Il convient donc, plutôt que d’assécher les trésoreries, que les entreprises qui se trouvent dans les conditions précitées, demandent à leur bailleur un report ou un étalement, à leur convenance, soit de leurs loyers et charges trimestriels payables à terme échus au 31 mars et au 30 juin 2020, soit de leurs loyers et charges trimestriels payables à terme à échoir au 1er avril et 1er juillet 2020. Cela permettra au moins la discussion en fonction également des besoins du bailleur.

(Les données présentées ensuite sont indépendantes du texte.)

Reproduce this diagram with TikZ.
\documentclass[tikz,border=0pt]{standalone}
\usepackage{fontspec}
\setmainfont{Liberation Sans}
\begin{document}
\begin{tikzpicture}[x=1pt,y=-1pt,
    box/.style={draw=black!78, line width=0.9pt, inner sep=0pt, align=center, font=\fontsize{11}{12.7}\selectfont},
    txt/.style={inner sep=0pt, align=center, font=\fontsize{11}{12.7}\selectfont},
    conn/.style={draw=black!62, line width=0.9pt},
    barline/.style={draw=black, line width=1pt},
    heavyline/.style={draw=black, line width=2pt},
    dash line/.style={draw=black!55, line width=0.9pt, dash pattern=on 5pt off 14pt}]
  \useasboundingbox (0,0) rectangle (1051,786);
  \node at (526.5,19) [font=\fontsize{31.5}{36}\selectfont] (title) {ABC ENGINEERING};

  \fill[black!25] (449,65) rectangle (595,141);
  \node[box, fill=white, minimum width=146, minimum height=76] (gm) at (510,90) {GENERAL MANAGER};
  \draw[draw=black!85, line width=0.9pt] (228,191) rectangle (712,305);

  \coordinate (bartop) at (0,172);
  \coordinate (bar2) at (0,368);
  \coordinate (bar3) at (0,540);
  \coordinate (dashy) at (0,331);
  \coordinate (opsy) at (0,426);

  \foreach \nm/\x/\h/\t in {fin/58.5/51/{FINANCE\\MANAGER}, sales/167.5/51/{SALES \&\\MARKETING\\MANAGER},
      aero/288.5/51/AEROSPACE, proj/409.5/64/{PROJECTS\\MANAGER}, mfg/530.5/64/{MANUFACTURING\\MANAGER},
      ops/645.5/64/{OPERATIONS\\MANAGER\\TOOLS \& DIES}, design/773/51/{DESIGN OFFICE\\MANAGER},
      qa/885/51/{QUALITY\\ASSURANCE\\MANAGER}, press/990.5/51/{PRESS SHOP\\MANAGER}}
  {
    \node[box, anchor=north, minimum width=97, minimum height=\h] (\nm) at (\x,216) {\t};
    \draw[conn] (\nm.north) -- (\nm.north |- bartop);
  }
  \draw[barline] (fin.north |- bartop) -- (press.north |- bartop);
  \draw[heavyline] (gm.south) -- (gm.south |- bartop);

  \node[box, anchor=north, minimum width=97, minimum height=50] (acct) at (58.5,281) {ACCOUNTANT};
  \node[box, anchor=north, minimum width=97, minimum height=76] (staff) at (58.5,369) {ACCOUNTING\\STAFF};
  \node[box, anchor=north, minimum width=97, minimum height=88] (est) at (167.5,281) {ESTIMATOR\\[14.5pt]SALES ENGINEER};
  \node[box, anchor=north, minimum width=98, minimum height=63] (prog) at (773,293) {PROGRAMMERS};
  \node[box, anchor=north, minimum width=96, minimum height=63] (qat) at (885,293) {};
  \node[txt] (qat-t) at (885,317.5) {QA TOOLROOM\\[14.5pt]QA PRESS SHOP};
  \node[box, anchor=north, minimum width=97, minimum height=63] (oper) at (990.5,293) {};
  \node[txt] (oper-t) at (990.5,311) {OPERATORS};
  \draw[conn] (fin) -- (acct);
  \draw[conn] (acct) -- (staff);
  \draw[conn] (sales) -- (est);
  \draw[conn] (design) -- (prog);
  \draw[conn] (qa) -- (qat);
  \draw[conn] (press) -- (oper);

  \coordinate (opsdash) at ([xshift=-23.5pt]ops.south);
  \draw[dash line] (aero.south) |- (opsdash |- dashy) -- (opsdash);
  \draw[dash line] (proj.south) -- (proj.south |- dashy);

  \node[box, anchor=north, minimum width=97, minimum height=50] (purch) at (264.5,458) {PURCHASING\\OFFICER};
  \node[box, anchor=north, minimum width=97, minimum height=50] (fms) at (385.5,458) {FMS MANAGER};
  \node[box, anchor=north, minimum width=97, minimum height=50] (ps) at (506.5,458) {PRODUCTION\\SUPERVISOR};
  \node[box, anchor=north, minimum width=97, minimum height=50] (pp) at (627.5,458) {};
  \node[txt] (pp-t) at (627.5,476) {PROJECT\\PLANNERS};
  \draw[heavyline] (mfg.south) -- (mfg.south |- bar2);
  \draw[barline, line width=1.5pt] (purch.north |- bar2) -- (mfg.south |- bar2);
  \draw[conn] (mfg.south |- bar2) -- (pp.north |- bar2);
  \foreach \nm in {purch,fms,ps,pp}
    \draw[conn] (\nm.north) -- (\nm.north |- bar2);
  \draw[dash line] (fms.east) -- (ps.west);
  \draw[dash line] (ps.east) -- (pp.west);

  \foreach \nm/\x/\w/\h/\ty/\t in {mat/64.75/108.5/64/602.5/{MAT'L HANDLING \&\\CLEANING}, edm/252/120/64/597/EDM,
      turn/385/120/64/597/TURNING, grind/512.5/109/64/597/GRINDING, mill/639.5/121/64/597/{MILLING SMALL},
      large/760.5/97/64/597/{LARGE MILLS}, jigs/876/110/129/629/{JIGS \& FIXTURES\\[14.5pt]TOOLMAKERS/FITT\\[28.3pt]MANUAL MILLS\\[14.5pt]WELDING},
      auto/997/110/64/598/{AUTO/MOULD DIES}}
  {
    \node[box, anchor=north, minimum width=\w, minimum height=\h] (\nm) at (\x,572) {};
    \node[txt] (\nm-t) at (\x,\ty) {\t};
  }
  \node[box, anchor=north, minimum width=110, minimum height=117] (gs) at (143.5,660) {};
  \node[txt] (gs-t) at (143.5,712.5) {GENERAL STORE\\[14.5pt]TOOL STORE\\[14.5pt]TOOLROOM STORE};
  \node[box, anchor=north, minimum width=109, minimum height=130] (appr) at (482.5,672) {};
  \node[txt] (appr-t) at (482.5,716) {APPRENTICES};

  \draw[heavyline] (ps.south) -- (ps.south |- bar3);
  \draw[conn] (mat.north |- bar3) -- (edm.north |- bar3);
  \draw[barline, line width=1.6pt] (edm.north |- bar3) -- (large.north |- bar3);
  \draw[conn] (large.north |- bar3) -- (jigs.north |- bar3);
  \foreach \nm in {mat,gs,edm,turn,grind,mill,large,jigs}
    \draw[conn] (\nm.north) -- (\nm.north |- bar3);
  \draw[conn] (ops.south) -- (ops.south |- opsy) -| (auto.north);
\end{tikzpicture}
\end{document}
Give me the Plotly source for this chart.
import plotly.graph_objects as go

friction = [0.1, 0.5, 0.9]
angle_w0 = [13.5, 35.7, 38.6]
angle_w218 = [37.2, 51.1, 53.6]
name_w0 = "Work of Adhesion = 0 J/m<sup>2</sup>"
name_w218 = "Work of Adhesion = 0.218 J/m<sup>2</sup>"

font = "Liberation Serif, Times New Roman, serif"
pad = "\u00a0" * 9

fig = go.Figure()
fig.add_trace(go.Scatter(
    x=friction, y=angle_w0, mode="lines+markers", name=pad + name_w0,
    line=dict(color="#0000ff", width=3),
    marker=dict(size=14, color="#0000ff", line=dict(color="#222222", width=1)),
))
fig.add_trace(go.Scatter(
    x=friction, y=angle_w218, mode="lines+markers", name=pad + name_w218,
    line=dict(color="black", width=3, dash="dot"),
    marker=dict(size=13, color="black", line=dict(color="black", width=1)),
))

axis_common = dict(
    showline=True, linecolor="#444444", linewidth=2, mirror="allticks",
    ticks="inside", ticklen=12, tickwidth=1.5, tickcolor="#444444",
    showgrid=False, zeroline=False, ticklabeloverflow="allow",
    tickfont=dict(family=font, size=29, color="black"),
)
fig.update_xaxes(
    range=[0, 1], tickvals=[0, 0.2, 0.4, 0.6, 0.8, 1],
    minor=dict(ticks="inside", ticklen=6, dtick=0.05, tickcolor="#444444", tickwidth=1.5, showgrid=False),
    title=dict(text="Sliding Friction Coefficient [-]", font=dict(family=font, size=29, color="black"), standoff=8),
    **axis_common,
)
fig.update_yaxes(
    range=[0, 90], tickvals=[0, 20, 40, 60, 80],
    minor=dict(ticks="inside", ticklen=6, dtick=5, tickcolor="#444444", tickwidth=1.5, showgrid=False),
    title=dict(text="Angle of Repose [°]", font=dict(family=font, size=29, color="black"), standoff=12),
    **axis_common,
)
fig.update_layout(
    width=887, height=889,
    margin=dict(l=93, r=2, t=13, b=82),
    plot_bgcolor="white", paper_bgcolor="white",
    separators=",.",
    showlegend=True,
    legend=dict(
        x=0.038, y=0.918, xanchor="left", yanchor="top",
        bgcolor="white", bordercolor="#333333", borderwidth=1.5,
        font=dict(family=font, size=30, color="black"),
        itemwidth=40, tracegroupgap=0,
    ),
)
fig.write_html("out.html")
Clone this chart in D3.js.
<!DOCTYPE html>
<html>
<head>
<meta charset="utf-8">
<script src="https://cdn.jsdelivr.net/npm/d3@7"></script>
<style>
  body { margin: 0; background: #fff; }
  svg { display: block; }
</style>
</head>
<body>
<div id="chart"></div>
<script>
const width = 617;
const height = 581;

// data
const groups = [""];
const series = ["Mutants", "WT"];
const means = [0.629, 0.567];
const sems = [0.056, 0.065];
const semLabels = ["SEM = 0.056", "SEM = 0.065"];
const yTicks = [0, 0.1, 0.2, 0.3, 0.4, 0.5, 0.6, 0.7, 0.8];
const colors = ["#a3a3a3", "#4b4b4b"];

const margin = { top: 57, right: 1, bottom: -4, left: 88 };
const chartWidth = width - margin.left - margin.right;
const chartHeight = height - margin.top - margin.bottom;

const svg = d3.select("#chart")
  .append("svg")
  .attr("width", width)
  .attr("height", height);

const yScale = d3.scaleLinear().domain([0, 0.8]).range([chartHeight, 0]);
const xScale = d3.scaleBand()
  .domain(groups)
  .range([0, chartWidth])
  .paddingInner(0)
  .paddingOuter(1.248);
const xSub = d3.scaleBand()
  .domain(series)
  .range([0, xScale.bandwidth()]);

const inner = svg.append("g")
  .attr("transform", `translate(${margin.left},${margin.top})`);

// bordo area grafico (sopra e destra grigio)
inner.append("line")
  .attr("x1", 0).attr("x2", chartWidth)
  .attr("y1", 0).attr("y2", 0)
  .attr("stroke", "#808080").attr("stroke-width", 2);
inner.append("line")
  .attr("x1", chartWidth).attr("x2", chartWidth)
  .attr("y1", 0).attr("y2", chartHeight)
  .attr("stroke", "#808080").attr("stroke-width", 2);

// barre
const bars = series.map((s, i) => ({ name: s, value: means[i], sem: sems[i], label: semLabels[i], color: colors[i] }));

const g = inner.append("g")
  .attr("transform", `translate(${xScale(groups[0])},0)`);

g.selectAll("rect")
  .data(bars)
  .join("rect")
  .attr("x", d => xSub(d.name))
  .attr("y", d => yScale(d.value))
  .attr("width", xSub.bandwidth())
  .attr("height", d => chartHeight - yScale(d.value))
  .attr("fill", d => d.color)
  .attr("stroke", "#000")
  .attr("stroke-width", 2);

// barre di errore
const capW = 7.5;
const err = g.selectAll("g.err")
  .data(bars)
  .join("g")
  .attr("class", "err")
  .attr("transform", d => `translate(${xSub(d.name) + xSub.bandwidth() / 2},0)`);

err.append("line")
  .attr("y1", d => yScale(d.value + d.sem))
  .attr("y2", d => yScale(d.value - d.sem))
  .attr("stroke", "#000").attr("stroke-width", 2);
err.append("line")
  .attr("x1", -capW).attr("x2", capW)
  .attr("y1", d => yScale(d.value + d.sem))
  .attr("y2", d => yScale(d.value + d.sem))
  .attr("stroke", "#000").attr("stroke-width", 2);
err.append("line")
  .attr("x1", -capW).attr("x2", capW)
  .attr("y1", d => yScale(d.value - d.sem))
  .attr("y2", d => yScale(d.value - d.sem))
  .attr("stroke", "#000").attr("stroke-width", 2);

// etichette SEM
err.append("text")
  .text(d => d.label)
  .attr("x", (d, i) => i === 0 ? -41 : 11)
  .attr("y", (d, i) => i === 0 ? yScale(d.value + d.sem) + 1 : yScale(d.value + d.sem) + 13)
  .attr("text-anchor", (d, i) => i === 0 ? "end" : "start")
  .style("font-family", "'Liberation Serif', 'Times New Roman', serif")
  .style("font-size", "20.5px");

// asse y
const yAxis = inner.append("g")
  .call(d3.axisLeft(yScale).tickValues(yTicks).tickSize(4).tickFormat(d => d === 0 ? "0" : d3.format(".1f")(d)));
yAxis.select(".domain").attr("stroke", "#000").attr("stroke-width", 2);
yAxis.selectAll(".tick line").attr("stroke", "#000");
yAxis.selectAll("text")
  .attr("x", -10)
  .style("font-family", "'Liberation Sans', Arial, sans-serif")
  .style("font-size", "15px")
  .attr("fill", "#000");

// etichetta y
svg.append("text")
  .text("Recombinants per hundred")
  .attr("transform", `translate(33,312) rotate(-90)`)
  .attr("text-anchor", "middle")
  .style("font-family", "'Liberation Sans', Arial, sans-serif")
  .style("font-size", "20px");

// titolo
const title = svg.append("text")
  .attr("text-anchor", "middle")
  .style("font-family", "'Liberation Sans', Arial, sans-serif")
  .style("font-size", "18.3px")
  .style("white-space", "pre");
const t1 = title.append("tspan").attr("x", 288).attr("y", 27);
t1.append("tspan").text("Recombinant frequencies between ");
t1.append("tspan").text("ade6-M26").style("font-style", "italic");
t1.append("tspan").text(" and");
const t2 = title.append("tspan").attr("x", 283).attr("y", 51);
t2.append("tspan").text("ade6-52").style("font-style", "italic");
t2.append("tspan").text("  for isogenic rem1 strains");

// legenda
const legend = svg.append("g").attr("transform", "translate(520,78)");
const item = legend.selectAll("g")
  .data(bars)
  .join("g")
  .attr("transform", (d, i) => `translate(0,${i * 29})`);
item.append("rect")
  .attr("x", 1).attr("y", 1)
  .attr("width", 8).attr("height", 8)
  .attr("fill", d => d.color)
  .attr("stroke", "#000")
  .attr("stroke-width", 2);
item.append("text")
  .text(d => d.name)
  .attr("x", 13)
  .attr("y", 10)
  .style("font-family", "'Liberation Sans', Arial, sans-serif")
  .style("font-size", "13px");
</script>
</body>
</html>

En cas de refus du bailleur ( l’usage étant d’accéder autant que faire se peut ), et dans le cas ou le loyer ne pourrait absolument pas être réglé, pour éviter les sanctions, il faut cependant faire une demande au fonds de solidarité.

Selon les mêmes critères que précédemment, ce fonds permet de demander une subvention de 1500 euros à la condition de justifier une perte de chiffre d ‘affaire d’au moins 70% durant la période comprise entre le 1er mars 2020 et 31 mars 2020 ( puis en avril …) .Selon les déclarations de Bruno Lemaire ce seuil sera abaissé à 50 %.

On ne peut pas croire, en cette période, que le cumul des textes, au risque de leur contradiction, puisse être un encouragement à ne pas payer les loyers et charges aux motifs, sous la réserve de remplir les conditions imposées par le bénéfice du fonds de solidarité, de n’être soumis à aucune pénalité !

Encore une fois il faut compter sur une solidarité nationale et sur une bonne intelligence preneurs / bailleurs pour qu’ils trouvent le bon équilibre, ce que beaucoup, sur la base des premières déclarations présidentielles , ont déjà trouvé, y compris chez les moyennes et grosses entreprises.